Competitive Policies for Online Collateral Maintenance
Ghada Almashaqbeh, Sixia Chen, Alexander Russell
TL;DR
This paper addresses online collateral management for layer-two blockchain protocols under distribution-independent competitive analysis. It introduces two canonical models—the discrete $k$-Wallet model and the general collateral model—and analyzes online policies against an offline oracle with full future knowledge. Key results include explicit competitive ratios for the main algorithms: $\textsc{FlushAll}$ achieves $\frac{2 - r}{1 - r}$-competitiveness and $\textsc{FlushWhenFull}$ achieves $\frac{k+1}{k(1 - r)}$-competitiveness in the $k$-wallet setting, with an optimal wallet count $k^* \approx \sqrt{1 + C/T} - 1$; in the $r=1$ regime, deterministic strategies have limitations and pairing wallets improves performance. In the general collateral model, the threshold policy $\mathrm{A}_\eta$ attains a provable bound with optimum $\eta^* = \sqrt{(1 - T/C)\cdot \beta}$ and $\beta = \tau/(pC)$, yielding a ratio $\frac{1 - \beta}{(\sqrt{1 - T/C} - \sqrt{\beta})^2}$; the corollary shows competitive performance for $\textsc{FlushWhenFull}$ in the Gen model. Overall, the work lays a foundation for robust, distribution-insensitive wallet management in layer-two systems such as payment channels, probabilistic micropayments, DeFi collateral pools, and AMMs, guiding practical choices for wallet counts and replenishment policies and suggesting directions for adaptive, transaction-aware extensions.
Abstract
Layer-two blockchain protocols emerged to address scalability issues related to fees, storage cost, and confirmation delay of on-chain transactions. They aggregate off-chain transactions into a fewer on-chain ones, thus offering immediate settlement and reduced transaction fees.

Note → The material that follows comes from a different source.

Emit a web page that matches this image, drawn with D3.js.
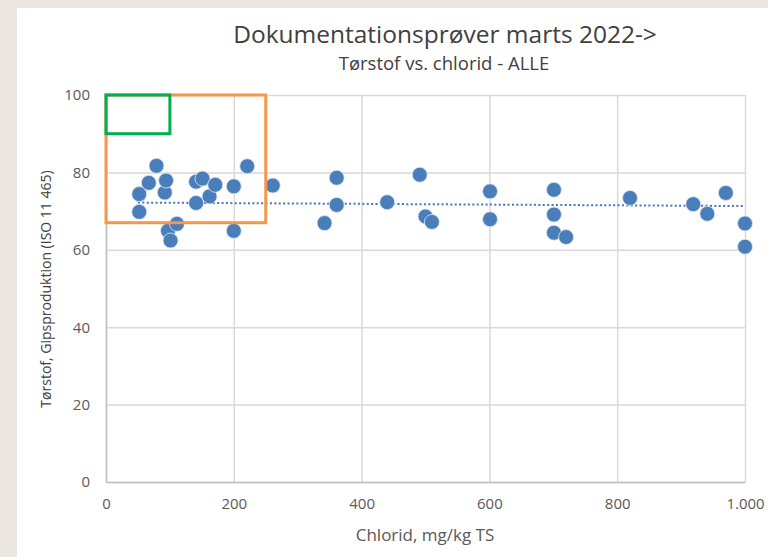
<!DOCTYPE html>
<html>
<head>
<meta charset="utf-8">
<script src="https://cdn.jsdelivr.net/npm/d3@7"></script>
<style>
  body { margin: 0; background: #ebe7e0; }
  svg { display: block; }
  text { font-family: "Open Sans", sans-serif; }
</style>
</head>
<body>
<svg id="chart" width="768" height="557"></svg>
<script>
// chlorid (mg/kg TS) and tørstof (%) per sample
const chlorid = [
  52, 52, 67, 79, 92, 94, 97, 101, 111,
  141, 141, 151, 162, 171, 200, 200, 221, 261,
  342, 361, 361, 440, 491, 500, 510, 601, 601,
  701, 701, 701, 720, 820, 919, 941, 970, 1000, 1000
];
const toerstof = [
  74.4, 69.8, 77.3, 81.7, 74.8, 77.9, 64.9, 62.4, 66.7,
  77.6, 72.1, 78.4, 73.8, 76.8, 76.4, 64.9, 81.6, 76.6,
  66.9, 78.6, 71.6, 72.3, 79.4, 68.6, 67.2, 75.1, 67.9,
  75.5, 69.1, 64.4, 63.3, 73.4, 71.8, 69.3, 74.7, 66.8, 60.8
];
// linear trendline as shown in the chart (start / end)
const trendX = [50, 1000];
const trendY = [72.2, 71.3];
const xTicks = [0, 200, 400, 600, 800, 1000];
const yTicks = [0, 20, 40, 60, 80, 100];
// highlighted areas: [x0, x1, y0, y1]
const orangeBox = [0, 250, 67, 100];
const greenBox = [0, 100, 90, 100];

const points = chlorid.map((c, i) => ({ x: c, y: toerstof[i] }));

const svg = d3.select('#chart');
const margin = { left: 106, right: 23, top: 95, bottom: 75 };
const width = 768 - margin.left - margin.right;
const height = 557 - margin.top - margin.bottom;

// white chart panel
svg.append('rect')
  .attr('x', 17).attr('y', 8)
  .attr('width', 768 - 17).attr('height', 557 - 8)
  .attr('fill', '#fff');

svg.append('text')
  .attr('x', 445).attr('y', 43)
  .attr('text-anchor', 'middle')
  .attr('font-size', 24.5)
  .attr('fill', '#404040')
  .text('Dokumentationsprøver marts 2022->');
svg.append('text')
  .attr('x', 444).attr('y', 70)
  .attr('text-anchor', 'middle')
  .attr('font-size', 18.5)
  .attr('fill', '#404040')
  .text('Tørstof vs. chlorid - ALLE');

const g = svg.append('g').attr('transform', 'translate(' + margin.left + ',' + margin.top + ')');

const x = d3.scaleLinear().domain([0, 1000]).range([0, width]);
const y = d3.scaleLinear().domain([0, 100]).range([height, 0]);

// gridlines
g.append('g')
  .attr('transform', 'translate(0,' + height + ')')
  .call(d3.axisBottom(x).tickValues(xTicks).tickSize(-height).tickFormat(''))
  .call(ax => ax.select('.domain').remove())
  .call(ax => ax.selectAll('line').attr('stroke', '#d9d9d9').attr('stroke-width', 1.5));
g.append('g')
  .call(d3.axisLeft(y).tickValues(yTicks).tickSize(-width).tickFormat(''))
  .call(ax => ax.select('.domain').remove())
  .call(ax => ax.selectAll('line').attr('stroke', '#d9d9d9').attr('stroke-width', 1.5));

// axes
const fmt = d => d >= 1000 ? d3.format(',')(d).replace(/,/g, '.') : d;
g.append('g')
  .attr('transform', 'translate(0,' + height + ')')
  .call(d3.axisBottom(x).tickValues(xTicks).tickSize(0).tickPadding(16).tickFormat(fmt))
  .call(ax => ax.select('.domain').attr('stroke', '#bfbfbf').attr('stroke-width', 1.5))
  .call(ax => ax.selectAll('text').attr('font-size', 15).attr('fill', '#595959').attr('font-family', '"Open Sans", sans-serif'));
g.append('g')
  .call(d3.axisLeft(y).tickValues(yTicks).tickSize(0).tickPadding(16))
  .call(ax => ax.select('.domain').attr('stroke', '#bfbfbf').attr('stroke-width', 1.5))
  .call(ax => ax.selectAll('text').attr('font-size', 15).attr('fill', '#595959').attr('font-family', '"Open Sans", sans-serif'));

// axis titles
svg.append('text')
  .attr('x', 425).attr('y', 541)
  .attr('text-anchor', 'middle')
  .attr('font-size', 17)
  .attr('fill', '#595959')
  .text('Chlorid, mg/kg TS');
svg.append('text')
  .attr('transform', 'translate(51,289) rotate(-90)')
  .attr('text-anchor', 'middle')
  .attr('font-size', 14)
  .attr('fill', '#404040')
  .text('Tørstof, Gipsproduktion (ISO 11 465)');

// trendline
g.append('line')
  .attr('x1', x(trendX[0])).attr('y1', y(trendY[0]))
  .attr('x2', x(trendX[1])).attr('y2', y(trendY[1]))
  .attr('stroke', '#4472c4')
  .attr('stroke-width', 2)
  .attr('stroke-dasharray', '2,2.4');

// points
g.selectAll('.dot')
  .data(points)
  .enter()
  .append('circle')
  .attr('class', 'dot')
  .attr('cx', d => x(d.x))
  .attr('cy', d => y(d.y))
  .attr('r', 7.5)
  .attr('fill', '#4a7ebb')
  .attr('stroke', '#dfe8f4')
  .attr('stroke-width', 0.8);

// highlight boxes
[[orangeBox, '#f79646'], [greenBox, '#00b050']].forEach(([b, c]) => {
  g.append('rect')
    .attr('x', x(b[0])).attr('y', y(b[3]))
    .attr('width', x(b[1]) - x(b[0]))
    .attr('height', y(b[2]) - y(b[3]))
    .attr('fill', 'none')
    .attr('stroke', c)
    .attr('stroke-width', 3);
});
</script>
</body>
</html>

To preserve security of the underlying ledger, layer-two protocols often work in a collateralized model; resources are committed on-chain to backup off-chain activities. A fundamental challenge that arises in this setup is determining a policy for establishing, committing, and replenishing the collateral in a way that maximizes the value of settled transactions. In this paper, we study this problem under two settings that model collateralized layer-two protocols. The first is a general model in which a party has an on-chain collateral C with a policy to decide on whether to settle or discard each incoming transaction. The policy also specifies when to replenish C based on the remaining collateral value. The second model considers a discrete setup in which C is divided among k wallets, each of which is of size C/k, such that when a wallet is full, and so cannot settle any incoming transactions, it will be replenished. We devise several online policies for these models, and show how competitive they are compared to optimal (offline) policies that have full knowledge of the incoming transaction stream. To the best of our knowledge, we are the first to study and formulate online competitive policies for collateral and wallet management in the blockchain setting.